Biomimetic formation of fluorapatite nanorods in confinement and the opposite effects of additives on the crystallization kinetics

Enameloid is the most highly mineralized tissue of shark teeth with excellent mechanical properties, which consists of fluorapatite (FAP) crystallites in the form of an intricate hierarchical arrangement. However, the crystallization process of FAP within biological confined volumes is still unknown. Here, we introduce track-etched membranes with cylindrical channels as an available alternative to synthesize biomimetic FAP nanorods in confinement. We show that amorphous calcium phosphate (ACP) nanoparticles first precipitate and aggregate within the channels and then transform into crystalline FAP nanorods through a solid-state transformation pathway.
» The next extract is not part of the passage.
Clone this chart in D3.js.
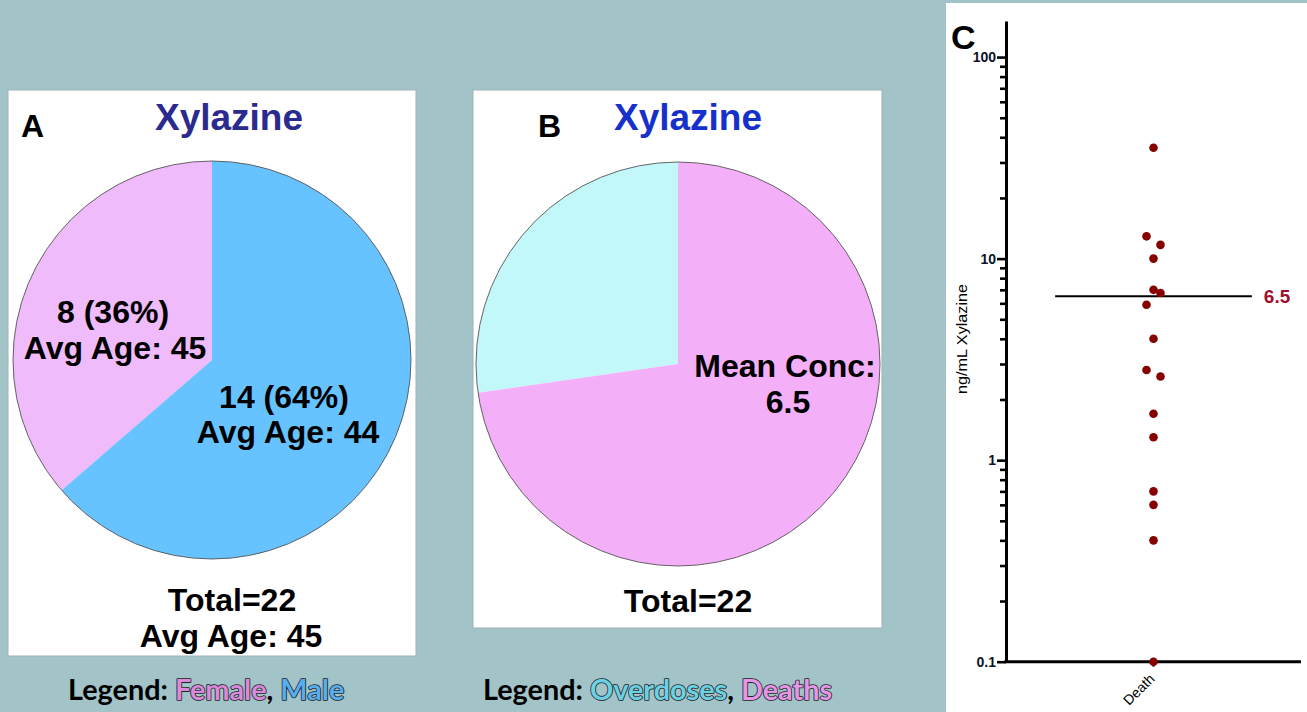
<!DOCTYPE html>
<html><head><meta charset="utf-8">
<script src="https://cdn.jsdelivr.net/npm/d3@7"></script>
<style>html,body{margin:0;padding:0;background:#A2C4C9;} svg{display:block}</style>
</head><body><svg id="c" width="1307" height="712"></svg>
<script>
// ---------- data ----------
const sexCategories = ["Female", "Male"];
const sexCounts = [8, 14];
const sexAvgAge = [45, 44];
const overallAvgAge = 45;
const outcomeCategories = ["Overdoses", "Deaths"];
const outcomeCounts = [6, 16];
const meanConcentration = 6.5;
const deathCategory = ["Death"];
const deathConcentrations = [35.5, 12.9, 11.7, 10, 7.0, 6.75, 5.9, 4.0, 2.8, 2.6, 1.7, 1.3, 0.7, 0.6, 0.4, 0.1];
const yTickValues = [0.1, 1, 10, 100];
const yTickLabels = ["0.1", "1", "10", "100"];
const panelTitle = "Xylazine";

// ---------- styles ----------
const sexColors = {Female: "#EFBBFB", Male: "#66C3FF"};
const sexLegendColors = {Female: "#D98ADD", Male: "#55AEEE"};
const outcomeColors = {Overdoses: "#C3F8FA", Deaths: "#F4AFF9"};
const outcomeLegendColors = {Overdoses: "#6AD2E4", Deaths: "#E496E9"};
const FONT = "'Liberation Sans', Arial, sans-serif";
const LEGFONT = "Lato, 'Open Sans', sans-serif";

const svg = d3.select("#c");
svg.append("rect").attr("width", 1307).attr("height", 712).attr("fill", "#A2C4C9");

function panelBox(x, y, w, h) {
  svg.append("rect").attr("x", x).attr("y", y).attr("width", w).attr("height", h)
    .attr("fill", "#fff").attr("stroke", "#9fb0b3").attr("stroke-width", 1);
}
function txt(g, x, y, s, size, opts = {}) {
  return g.append("text").attr("x", x).attr("y", y).text(s)
    .attr("font-family", opts.family || FONT).attr("font-weight", opts.weight || "bold")
    .attr("font-size", size).attr("fill", opts.fill || "#000")
    .attr("text-anchor", opts.anchor || "middle");
}

function drawPie(cx, cy, r, cats, counts, colors) {
  const total = d3.sum(counts);
  const start = -2 * Math.PI * counts[0] / total;
  const pie = d3.pie().sort(null).value(d => d.v).startAngle(start).endAngle(start + 2 * Math.PI);
  const arcs = pie(cats.map((c, i) => ({c, v: counts[i]})));
  const arc = d3.arc().innerRadius(0).outerRadius(r);
  const g = svg.append("g").attr("transform", `translate(${cx},${cy})`);
  g.selectAll("path").data(arcs).join("path").attr("d", arc).attr("fill", d => colors[d.data.c]);
  g.append("circle").attr("r", r).attr("fill", "none").attr("stroke", "#555").attr("stroke-width", 0.9);
  return g;
}

function legend(x, y, cats, colors) {
  const t = svg.append("text").attr("x", x).attr("y", y)
    .attr("font-family", LEGFONT).attr("font-weight", "bold").attr("font-size", 28.8);
  t.append("tspan").text("Legend: ").attr("fill", "#000");
  cats.forEach((c, i) => {
    t.append("tspan").text(c).attr("fill", colors[c]).attr("stroke", "#222")
      .attr("stroke-width", 1.6).attr("paint-order", "stroke").attr("stroke-linejoin", "round");
    if (i < cats.length - 1) t.append("tspan").text(", ").attr("fill", "#000");
  });
}

// ---------- Panel A ----------
panelBox(8, 90, 408, 566);
txt(svg, 21, 137, "A", 32, {anchor: "start"});
txt(svg, 229, 130, panelTitle, 37, {fill: "#2B2A8E"});
const sexTotal = d3.sum(sexCounts);
const gA = drawPie(212, 360, 199, sexCategories, sexCounts, sexColors);
const pct = i => Math.round(100 * sexCounts[i] / sexTotal);
txt(gA, -99, -37, `${sexCounts[0]} (${pct(0)}%)`, 32);
txt(gA, -97, -1, `Avg Age: ${sexAvgAge[0]}`, 32);
txt(gA, 72, 48, `${sexCounts[1]} (${pct(1)}%)`, 32);
txt(gA, 76, 83, `Avg Age: ${sexAvgAge[1]}`, 32);
txt(svg, 232, 611, `Total=${sexTotal}`, 32);
txt(svg, 231, 647, `Avg Age: ${overallAvgAge}`, 32);
legend(68, 700, sexCategories, sexLegendColors);

// ---------- Panel B ----------
panelBox(473, 90, 409, 538);
txt(svg, 538, 137, "B", 32, {anchor: "start"});
txt(svg, 688, 130, panelTitle, 37, {fill: "#1630CC"});
const gB = drawPie(678, 364, 202, outcomeCategories, outcomeCounts, outcomeColors);
txt(gB, 107, 13, "Mean Conc:", 32);
txt(gB, 110, 49, `${meanConcentration}`, 32);
txt(svg, 688, 612, `Total=${d3.sum(outcomeCounts)}`, 32);
legend(483, 700, outcomeCategories, outcomeLegendColors);

// ---------- Panel C ----------
svg.append("rect").attr("x", 946).attr("y", 3).attr("width", 361).attr("height", 709).attr("fill", "#fff");
txt(svg, 951, 49, "C", 34, {anchor: "start"});

const y = d3.scaleLog().domain([0.1, 151]).range([661.7, 21]);
const x = d3.scaleBand().domain(deathCategory).range([1006, 1301]).padding(0);
const gC = svg.append("g");

// minor ticks
const minor = [];
[0.1, 1, 10].forEach(dec => { for (let k = 2; k <= 9; k++) minor.push(+(dec * k).toFixed(3)); });
gC.append("g").attr("transform", "translate(1006,0)")
  .call(d3.axisLeft(y).tickValues(minor).tickSize(6).tickFormat(""))
  .call(g => g.select(".domain").remove())
  .call(g => g.selectAll("line").attr("stroke", "#000").attr("stroke-width", 2.6));

const yAx = gC.append("g").attr("transform", "translate(1006,0)")
  .call(d3.axisLeft(y).tickValues(yTickValues).tickFormat((d, i) => yTickLabels[i]).tickSize(9).tickSizeOuter(0).tickPadding(1));
yAx.select(".domain").attr("stroke", "#000").attr("stroke-width", 3);
yAx.selectAll(".tick line").attr("stroke", "#000").attr("stroke-width", 2.6);
yAx.selectAll(".tick text").attr("font-family", FONT).attr("font-weight", "bold")
  .attr("font-size", 14).attr("fill", "#0d1226");

const xAx = gC.append("g").attr("transform", `translate(0,${y(0.1)})`)
  .call(d3.axisBottom(x).tickSize(5).tickSizeOuter(0));
xAx.select(".domain").attr("stroke", "#000").attr("stroke-width", 3).attr("d", `M1004.5,0H1301`);
xAx.selectAll(".tick line").attr("stroke", "#000").attr("stroke-width", 2);
xAx.selectAll(".tick text").attr("font-family", FONT).attr("font-size", 14).attr("fill", "#000")
  .attr("text-anchor", "end").attr("dy", 0).attr("y", 0)
  .attr("transform", "translate(2,18) rotate(-45)");

// y title
gC.append("text").attr("transform", "translate(967,339) rotate(-90)")
  .attr("text-anchor", "middle").attr("font-family", FONT).attr("font-size", 14.5)
  .attr("textLength", 110).attr("lengthAdjust", "spacingAndGlyphs")
  .text("ng/mL  Xylazine");

// scatter layout: group points whose pixel gaps are small, spread each group sideways
const cx0 = x("Death") + x.bandwidth() / 2;
const step = 7, gap = 12.5;
const sorted = deathConcentrations.slice().sort((a, b) => b - a);
const groups = [];
sorted.forEach(v => {
  const last = groups[groups.length - 1];
  if (last && y(v) - y(last[last.length - 1]) < gap) last.push(v); else groups.push([v]);
});
const spread = {1: [0], 2: [-1, 1], 3: [0, 1, -1], 4: [-1, 1, -2, 2]};
const placed = [];
groups.forEach(g => g.forEach((v, i) => placed.push({v, x: cx0 + spread[g.length][i] * step, y: y(v)})));

// mean line
gC.append("line").attr("x1", cx0 - x.bandwidth() / 3).attr("x2", cx0 + x.bandwidth() / 3)
  .attr("y1", y(meanConcentration)).attr("y2", y(meanConcentration))
  .attr("stroke", "#000").attr("stroke-width", 2);
gC.selectAll("circle.pt").data(placed).join("circle").attr("class", "pt")
  .attr("cx", d => d.x).attr("cy", d => d.y).attr("r", 4.3).attr("fill", "#860000");
gC.append("text").attr("x", cx0 + x.bandwidth() / 3 + 12).attr("y", y(meanConcentration) + 6.5)
  .attr("font-family", FONT).attr("font-weight", "bold").attr("font-size", 19)
  .attr("fill", "#A0102C").text(meanConcentration);
</script></body></html>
During the crystallization process, crystal domains with different orientations are observed, which further fuse into large crystalline grains oriented along the [002] direction. More interestingly, we find that all additives, such as Mg2+, Sr2+ and poly(acrylic acid sodium salt) (PAAs), could accelerate the crystallization process of FAP nanorods at low concentrations while significantly stabilizing amorphous nanorods at high concentrations. Overall, these results demonstrate the important roles of confinement and additives in controlling the crystallization kinetics and morphology of inorganic crystals and provide inspiration for the rapid synthesis of biomimetic materials with outstanding properties.

Automated summary

Researchers have successfully synthesized biomimetic fluorapatite nanorods using track-etched membranes and found that additives play an important role in controlling the crystallization process of the crystals. These findings provide valuable inspiration for the rapid synthesis of biomimetic materials with outstanding properties.